It takes a lot of effort and energy to follow up on all of the tasks and directives that we, as leaders, assign to our subordinates on a daily basis.
If we fail to follow up, then much of what we expected to be taken care of will not be. We may insist this should not be the case…but it is.
And, there are reasons for this. We can’t just call it human nature and forget about it, or accept it.
Perhaps our subordinates……….Don’t agree with what is being asked of them.
Don’t think it’s very important and will have no impact one way or the other.
Don’t think their boss really cares whether it gets done or not.
See that there are no consequences for not getting it done.
Are too busy completing other, seemingly more important, tasks.
Don’t take directions from the boss seriously.
As a leader, you should give this a few moments thought.
Here are some questions to guide you.
1) Are most of my instructions actually followed?
2) If my instructions are not being followed, why?
3) Do my people take me seriously? Or do they think I’ll change my mind anyway so why bother?
4) Am I often frustrated and angry when I discover that something has not been done?
5) Am I often embarrassed because something important has not been done?
6) Are my instructions being ignored due to lack of respect for me?
7) How much more effective and successful would I be if my subordinates were to do what I ask with little or no follow up?
In our experience, we find that leaders who fail to follow up don’t usually excel in their position. At least, it’s incredibly difficult.
We’ve told you about a study by Bain & Co., which pointed out that while 80% of CEO’s involved in the study declared that their companies provided a superb level of service, only 8% of their customers felt the same.
This is very likely because the CEO’s gave, or approved, directives that were never properly carried out.
And, of course, there was no follow up to ensure the directives had been properly executed.
Too many assumptions were made.
In retail organizations, where you have several levels of individuals issuing directives and assigning tasks which have to filter down through the ranks and into the field to get to the customer facing personnel, you have to have top notch follow up mechanisms in place.
Follow up does not, and should not, equal micro management.
Of course, at times it does become micro management, but that’s only due to the leader’s inability to communicate clearly and put a strong follow up program in place.
It should be noted that follow up will be much more successful if the leader has communicated clearly in the first place.
This means defining the task/directive, conveying the importance of getting it done and, usually, explaining the benefits (or the ‘why’) of completing the task.
Issuing directives that are difficult to understand, or appear to have no benefit to the store or company, will undoubtedly make any follow up process more difficult.
Making sure your directives are executed properly:
First of all, the leader must have made it known that there will, indeed, be follow up in some form or another, and that there will be consequences for lack of execution. It’s called accountability.
This is not something that should have to be verbalized – like some sort of threat – it should be something that is understood; something that has become apparent through the leaders actions in the past.
When a leader finds that there are subordinates who consistently fail to execute properly, then that becomes a performance concern and should be dealt with as such.

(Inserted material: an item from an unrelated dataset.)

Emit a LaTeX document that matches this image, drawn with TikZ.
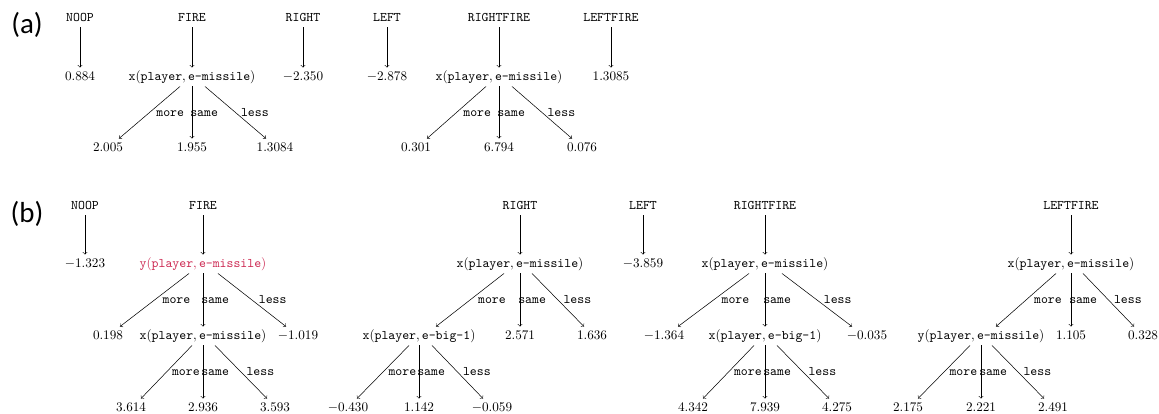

And, when a leader finds that there are subordinates who consistently execute properly and do not require follow up because they always get the job done, they should take note and let those people know how their performance is being noticed.
No employee, regardless of performance in other areas, is above following the instructions of his/her superior.
A superstar sales person does not get to ignore directives.
Of course, there should be open communication which allows subordinates to be heard; to present ideas; to push back for certain reasons; to provide the leader with information that he may not have been aware of, but, in general the chain of command exists for good reason.
As seen in many organizations where everyone does whatever they see fit – following some instructions and ignoring others – chaos ensues.
In cases like these, there can be no uniformity, no standard image and, very likely, no serious brand recognition.
Don’t leave anything to chance…follow up.